Let's group the terms involving $\beta_1$ on one side and the rest on the other side:

$$
\beta_1 \left( \sum_{i=1}^n x_i^2 - \sum_{i=1}^n x_i \bar{x} \right) = \sum_{i=1}^n x_i y_i - \sum_{i=1}^n x_i \bar{y}
\tag{9}
$$

Isolating $\beta_1$, we have:

$$
\beta_1 = \frac{\sum_{i=1}^n x_i y_i - \sum_{i=1}^n x_i \bar{y}}{\sum_{i=1}^n x_i^2 - \sum_{i=1}^n x_i \bar{x}} = \frac{\text{numerator}}{\text{denominator}}
\tag{10}
$$

It's easier to interpret the numerator and denominator separately.

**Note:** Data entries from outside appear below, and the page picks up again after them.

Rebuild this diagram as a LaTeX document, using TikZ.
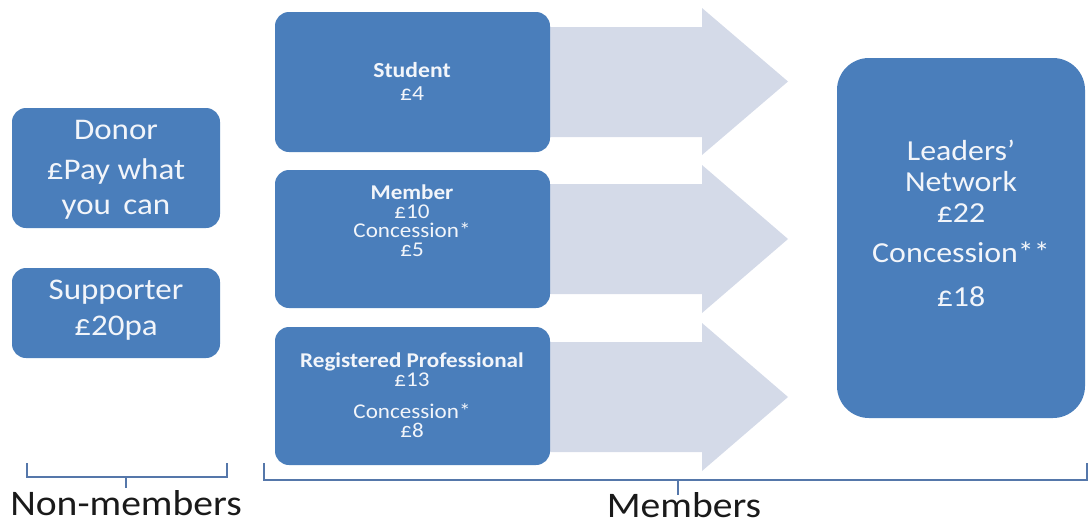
\documentclass[tikz,border=0pt]{standalone}
\usepackage{fontspec}
\setmainfont{Carlito}[FakeStretch=1.1]
\definecolor{boxblue}{HTML}{4A7EBB}
\definecolor{arrowgray}{HTML}{D4DAE8}
\definecolor{bracecol}{HTML}{5577AA}
\definecolor{boxtext}{HTML}{F2F5FA}
\definecolor{lbltext}{HTML}{1A1A1A}
\begin{document}
\begin{tikzpicture}[x=1pt,y=-1pt,
  box/.style={fill=boxblue, draw=none, rounded corners=14pt, inner sep=0pt},
  txt/.style={text=boxtext, align=center, inner sep=0pt},
  arrowshape/.style={fill=arrowgray, draw=none},
  brace/.style={draw=bracecol, line width=1.6pt},
  lbl/.style={text=lbltext, inner sep=0pt, font=\fontsize{36}{40}\selectfont}]
\useasboundingbox (0,0) rectangle (1092,528);
% arrows (behind boxes)
\fill[arrowshape] (540,27) -- (702,27) -- (702,8) -- (788,81.5) -- (702,155) -- (702,137) -- (540,137) -- cycle;
\fill[arrowshape] (540,184) -- (702,184) -- (702,165) -- (788,239) -- (702,313) -- (702,294) -- (540,294) -- cycle;
\fill[arrowshape] (540,342) -- (702,342) -- (702,323) -- (788,397) -- (702,471) -- (702,452) -- (540,452) -- cycle;
% boxes
\node[box, minimum width=208pt, minimum height=120pt] (donor) at (116,168) {};
\node[box, minimum width=208pt, minimum height=90pt] (supporter) at (116,313) {};
\node[box, minimum width=275pt, minimum height=140pt] (student) at (412.5,82) {};
\node[box, minimum width=275pt, minimum height=138pt] (member) at (412.5,239) {};
\node[box, minimum width=275pt, minimum height=138pt] (regprof) at (412.5,396) {};
\node[box, rounded corners=32pt, minimum width=248pt, minimum height=360pt] (leaders) at (961,238) {};
% texts
\node[txt, font=\fontsize{30}{40}\selectfont] (donortxt) at (116,170) {Donor\\£Pay what\\[-5pt]you\, can};
\node[txt, font=\fontsize{30}{36}\selectfont] (suptxt) at (116,310) {Supporter\\£20pa};
\node[txt, font=\fontsize{21.5}{23}\selectfont] (studtxt) at (412,81) {\textbf{Student}\\£4};
\node[txt, font=\fontsize{21}{19}\selectfont] (memtxt) at (412,221) {\textbf{Member}\\£10\\Concession*\\£5};
\node[txt, font=\fontsize{21}{19}\selectfont] (regtxt) at (412,395) {\textbf{Registered Professional}\\£13\\[13pt]Concession*\\£8};
\node[txt, font=\fontsize{29}{31}\selectfont] (leadtxt) at (961,223) {Leaders’\\Network\\£22\\[9pt]Concession**\\[13pt]£18};
% braces
\coordinate (nmtick) at (126,488);
\coordinate (mmtick) at (678,495);
\draw[brace] (27,463) -- (27,477) -- (227,477) -- (227,463);
\draw[brace] (126,477) -- (nmtick);
\draw[brace] (264,463) -- (264,480) -- (1087,480) -- (1087,463);
\draw[brace] (678,480) -- (mmtick);
% labels
\node[lbl] (nonmembers) at (126,503) {Non-members};
\node[lbl] (members) at (684,505) {Members};
\end{tikzpicture}
\end{document}
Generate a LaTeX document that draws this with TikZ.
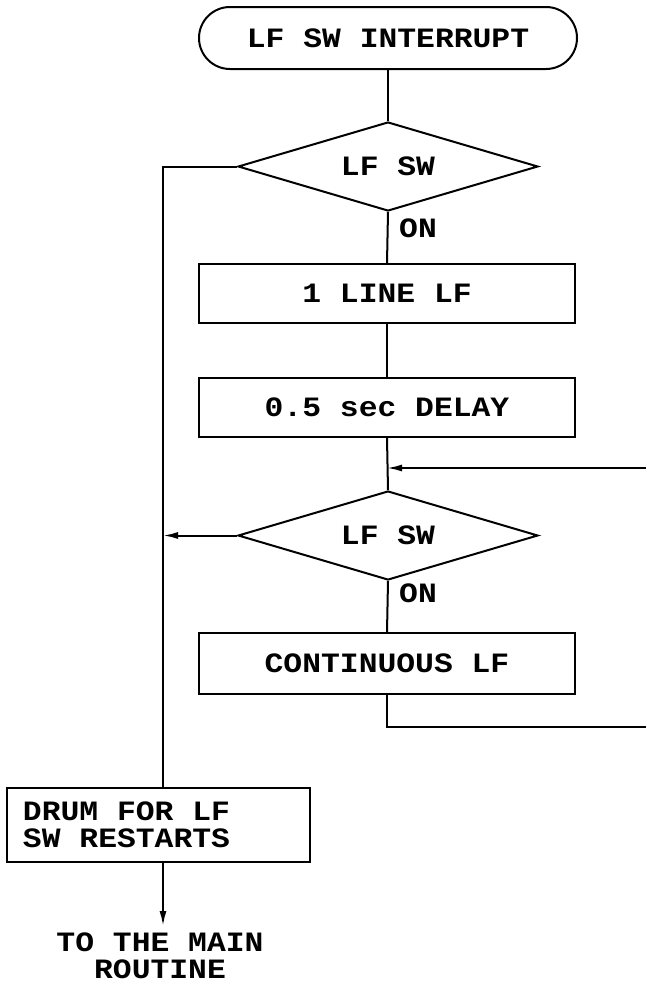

To each we will add and subtract a term that will allow us to express them in simpler forms.

Numerator:

$$
\text{numerator} = \sum_{i=1}^n x_i y_i - \sum_{i=1}^n x_i \bar{y} + \sum_{i=1}^n \bar{x} y_i - \sum_{i=1}^n \bar{x} y_i
\tag{11}
$$

We express the third term thus:

$$
\text{third term} = \sum_{i=1}^n \bar{x} y_i = \bar{x} \sum_{i=1}^n y_i = n \bar{x} \bar{y} = \sum_{i=1}^n \bar{x} \bar{y}
\tag{12}
$$

The numerator now becomes:

\begin{align*}
\text{numerator} &= \sum_{i=1}^n x_i y_i - \sum_{i=1}^n x_i \bar{y} + \sum_{i=1}^n \bar{x} \bar{y} - \sum_{i=1}^n \bar{x} y_i \tag{13a} \\
&= \sum_{i=1}^n (x_i - \bar{x})(y_i - \bar{y}) \tag{13b} \\
\end{align*}

Now the denominator:

$$
\text{denominator} = \sum_{i=1}^n x_i^2 - \sum_{i=1}^n x_i \bar{x} + \sum_{i=1}^n x_i\bar{x} - \sum_{i=1}^n x_i\bar{x}
\tag{14}
$$

We group the second and fourth terms, and express the third term thus:

$$
\text{third term} = \sum_{i=1}^n x_i \bar{x} = \bar{x} \sum_{i=1}^n x_i = n \bar{x}^2 = \sum_{i=1}^n \bar{x}^2
\tag{15}
$$

The denominator now becomes:

\begin{align*}
\text{denominator} &= \sum_{i=1}^n x_i^2 - 2 \sum_{i=1}^n x_i \bar{x} + \sum_{i=1}^n \bar{x}^2 \tag{16a} \\
&= \sum_{i=1}^n (x_i - \bar{x})^2 \tag{16b}
\end{align*}


Putting it all together, we have:

<div class="alert alert-primary">
$$
\beta_1 = \frac{\sum_{i=1}^n (x_i - \bar{x})(y_i - \bar{y})}{\sum_{i=1}^n (x_i - \bar{x})^2}
\tag{17}
$$
</div>

## slope and correlation

Let's divide both the numerator and denominator of Eq. (17) by $n-1$:

$$
\beta_1 = \frac{\frac{1}{n-1} \sum_{i=1}^n (x_i - \bar{x})(y_i - \bar{y})}{\frac{1}{n-1} \sum_{i=1}^n (x_i - \bar{x})^2}
\tag{18}
$$

The numerator is the sample covariance $Cov(X, Y)$, and the denominator is the sample variance $Var(X)$:

$$
\beta_1 = \frac{Cov(X, Y)}{Var(X)}
\tag{19}
$$

Now, we can express the covariance in terms of the correlation coefficient $\rho_{X,Y}$ and the standard deviations $\sigma_X$ and $\sigma_Y$:

$$
Cov(X, Y) = \rho_{X,Y} \sigma_X \sigma_Y
\tag{20}
$$
Substituting Eq. (20) into Eq. (19), we get:

$$
\beta_1 = \frac{\rho_{X,Y} \sigma_X \sigma_Y}{\sigma_X^2}
\tag{21}
$$

And finally, we have:

<div class="alert alert-primary">
$$
\beta_1 = \rho_{X,Y} \frac{\sigma_Y}{\sigma_X}
\tag{22}
$$
</div>


This shows that the slope of the regression line is directly proportional to the correlation coefficient. A higher absolute value of the correlation coefficient indicates a steeper slope, while a lower absolute value indicates a flatter slope.